Rocket boosters

Rocket startup builds giant 3D-printing robot for new space hardware

Image credit: Dreamstime

A Los Angeles startup company is aiming to produce essential new space hardware, such as rockets and accompanying launch materials, as well as other industries' manufacturing demands, using its enlarged 3D printer.

Rocket builder Relativity Space has built a giant 3D-printing robot that could allow the company to construct all kinds of large-format products besides the rockets it plans to launch, Relativity's chief executive Tim Ellis said.

The LA-based startup is targeting the debut launch of its mostly 3D-printed flagship rocket Terran 1 for the end of this year, Ellis said. The rocket is one of a handful of small US launch vehicles being offered by new companies to send small satellites into orbit.
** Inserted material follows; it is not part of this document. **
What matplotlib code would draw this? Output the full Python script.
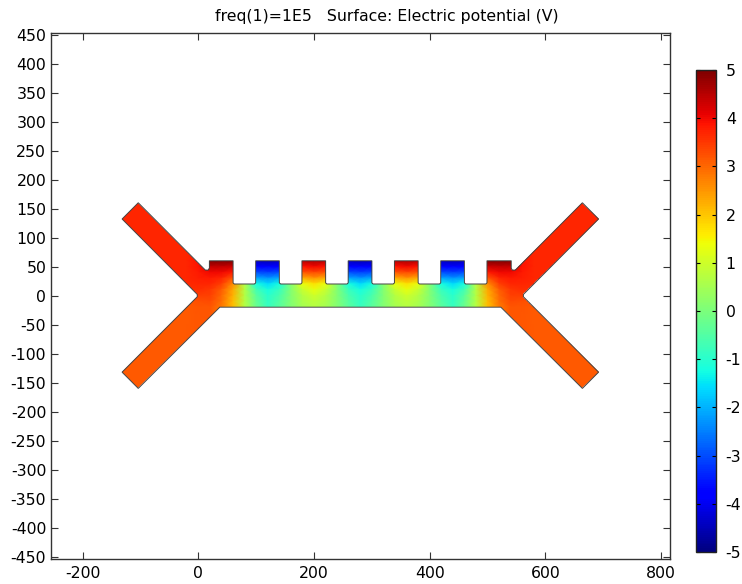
import numpy as np
from matplotlib import pyplot as plt
from matplotlib.patches import Polygon

plt.rcParams['font.family'] = 'DejaVu Sans'
plt.rcParams['axes.unicode_minus'] = False

title = "freq(1)=1E5   Surface: Electric potential (V)"
x_ticks = [-200, 0, 200, 400, 600, 800]
y_ticks = [-450, -400, -350, -300, -250, -200, -150, -100, -50, 0,
           50, 100, 150, 200, 250, 300, 350, 400, 450]
cbar_ticks = [-5, -4, -3, -2, -1, 0, 1, 2, 3, 4, 5]

# device outline, left half then right half (um)
outline_x = [-132, -104, 10, 12, 17, 19, 19, 60, 60, 62, 97, 99, 99, 140, 140, 142, 177, 179, 179, 220, 220, 222,
             257, 259, 259, 300, 300, 302, 337, 339, 339, 380, 380, 382, 417, 419, 419, 460, 460, 462, 497, 499,
             499, 541, 541, 543, 548, 550, 664, 692, 562, 562, 692, 664, 523, 37, -104, -132, -2, -2]
outline_y = [132, 160, 46, 44, 44, 47, 60, 60, 22, 20, 20, 22, 60, 60, 22, 20, 20, 22, 60, 60, 22, 20,
             20, 22, 60, 60, 22, 20, 20, 22, 60, 60, 22, 20, 20, 22, 60, 60, 22, 20, 20, 22,
             60, 60, 47, 44, 44, 46, 160, 132, 2, -2, -132, -160, -20, -20, -160, -132, -2, 2]

# potential, left half of the device, mirrored about x=280
grid_x = [-140, -20, 0, 20, 40, 60, 80, 100, 120, 140, 160, 180, 200, 220, 240, 260, 280]
v_p160 = [3.7, 3.7, 3.7, 3.7, 3.7, 3.7, 3.7, 3.7, 3.7, 3.7, 3.7, 3.7, 3.7, 3.7, 3.7, 3.7, 3.7]
v_p60 = [3.7, 3.7, 3.9, 5.0, 5.0, 5.0, 0.0, -4.4, -4.5, -4.4, 0.0, 4.5, 4.6, 4.5, 0.0, -4.4, -4.5]
v_p50 = [3.7, 3.7, 3.9, 4.4, 4.4, 4.3, 0.0, -3.8, -3.9, -3.8, 0.0, 3.9, 4.0, 3.9, 0.0, -3.8, -3.9]
v_p40 = [3.7, 3.7, 3.8, 4.0, 4.0, 3.8, 0.0, -3.0, -3.1, -3.0, 0.0, 3.2, 3.3, 3.2, 0.0, -3.0, -3.1]
v_p30 = [3.7, 3.7, 3.75, 3.8, 3.7, 3.2, 0.0, -2.1, -2.3, -2.1, 0.0, 2.3, 2.5, 2.3, 0.0, -2.1, -2.3]
v_p20 = [3.65, 3.65, 3.7, 3.7, 3.4, 2.6, 0.7, -1.2, -1.6, -1.2, 0.1, 1.3, 1.7, 1.3, 0.1, -1.2, -1.6]
v_p10 = [3.6, 3.6, 3.6, 3.5, 3.1, 2.3, 0.7, -0.7, -1.2, -0.8, 0.1, 0.9, 1.3, 0.9, 0.1, -0.8, -1.2]
v_0 = [3.4, 3.4, 3.4, 3.4, 3.0, 2.2, 0.7, -0.4, -1.0, -0.6, 0.1, 0.7, 1.0, 0.7, 0.1, -0.6, -1.0]
v_m10 = [3.2, 3.2, 3.25, 3.3, 2.9, 2.1, 0.7, -0.3, -0.9, -0.5, 0.1, 0.6, 0.8, 0.6, 0.1, -0.5, -0.9]
v_m20 = [3.15, 3.15, 3.2, 3.2, 2.8, 2.1, 0.7, -0.2, -0.8, -0.4, 0.1, 0.5, 0.7, 0.5, 0.1, -0.4, -0.8]
v_m160 = [3.15, 3.15, 3.15, 3.15, 3.15, 3.15, 3.15, 3.15, 3.15, 3.15, 3.15, 3.15, 3.15, 3.15, 3.15, 3.15, 3.15]
grid_y = [160, 60, 50, 40, 30, 20, 10, 0, -10, -20, -160]

half = np.array([v_p160, v_p60, v_p50, v_p40, v_p30, v_p20, v_p10, v_0, v_m10, v_m20, v_m160])
values = np.hstack([half, half[:, -2::-1]])
xs = np.array(grid_x + [560 - i for i in grid_x[-2::-1]])
ys = np.array(grid_y)

fig = plt.figure(figsize=(7.42, 5.84), dpi=100)
ax = fig.add_axes([51 / 742, 1 - 558.7 / 584, (670 - 51) / 742, (558.7 - 33) / 584])

mesh = ax.pcolormesh(xs, ys, values, shading='gouraud', cmap='jet', vmin=-5, vmax=5)
outline = Polygon(np.column_stack([outline_x, outline_y]), closed=True, facecolor='none',
                  edgecolor='#444444', linewidth=0.7, zorder=3)
ax.add_patch(outline)
mesh.set_clip_path(outline)

ax.set_xlim(-254.9, 815.5)
ax.set_ylim(-453.5, 452.6)
ax.set_xticks(x_ticks)
ax.set_yticks(y_ticks)
ax.tick_params(direction='in', top=True, right=True, length=5, width=0.8, labelsize=11.3, color='#333333')
ax.tick_params(axis='x', pad=5.5)
ax.tick_params(axis='y', pad=3.5)
for s in ax.spines.values():
    s.set_color('#333333')
    s.set_linewidth(1.0)

fig.text(386.5 / 742, 1 - 16 / 584, title, ha='center', va='center', fontsize=11.3)

cax = fig.add_axes([696 / 742, 1 - 552 / 584, 20 / 742, (552 - 70) / 584])
cbar = fig.colorbar(mesh, cax=cax, ticks=cbar_ticks)
cax.tick_params(direction='in', left=True, right=True, labelleft=False, labelright=True,
                length=3, width=0.8, labelsize=11.3, pad=7)
cbar.outline.set_edgecolor('#222222')
cbar.outline.set_linewidth(1.0)

fig.savefig('out.png', dpi=100)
Relativity's upgraded 3D printer, the latest in a lineup named Stargate, will primarily be used to build its bigger, next-generation Terran R rocket, Ellis said, adding that the company might also explore projects in such areas as clean energy and "materials for other applications."

“This large-format metal 3D printing... really means that we’re just starting with rockets. As this technology matures and we’re showing that we can build it and develop it ourselves, then we will be able to take on other projects,” he said, speaking to Reuters.

Relativity Space is already working with a nuclear fusion company to use the new 3D printer to print parts of a fusion reactor, although Ellis declined to name them, citing a non-disclosure agreement.

The rocket production lines have been centred on Relativity Space's in-house 3D printers in the hope that they give them an edge among competitors in order to simplify the design and manufacturing of rocket parts and engines.

The new printer is seven to 12 times faster than previous versions and is designed to print four Terran R rockets per year, Ellis said, adding that Relativity already has $1.2bn-worth of Terran R launch contracts so far.

Relativity's US rivals, such as Astra Space and Rocket Lab, are also offering side products, such as satellite parts, in order to bring in more revenue amid costly and time-consuming rocket development projects.

Global interest in fusion, a nascent form of power generation, is rising amid increased needs to cut carbon emissions. It is also envisioned by scientists as a potentially crucial energy source for planned habitats on the Moon.

3D printing increasingly finds itself utilised in a wide variety of applications, from 3D-printing better, stronger stainless steel, to 3D-printing seed-impregnated soil to build living green walls and roofs and the next generation of hypercars.

With this greater adoption of 3D printing, new issues arise. E&T recently spoke to the co-founder of start-up PrintParts about its tagging technology for materials used in additive manufacturing, which aims to address traceability barriers related to 3D-printing components and the dangers of counterfeit parts.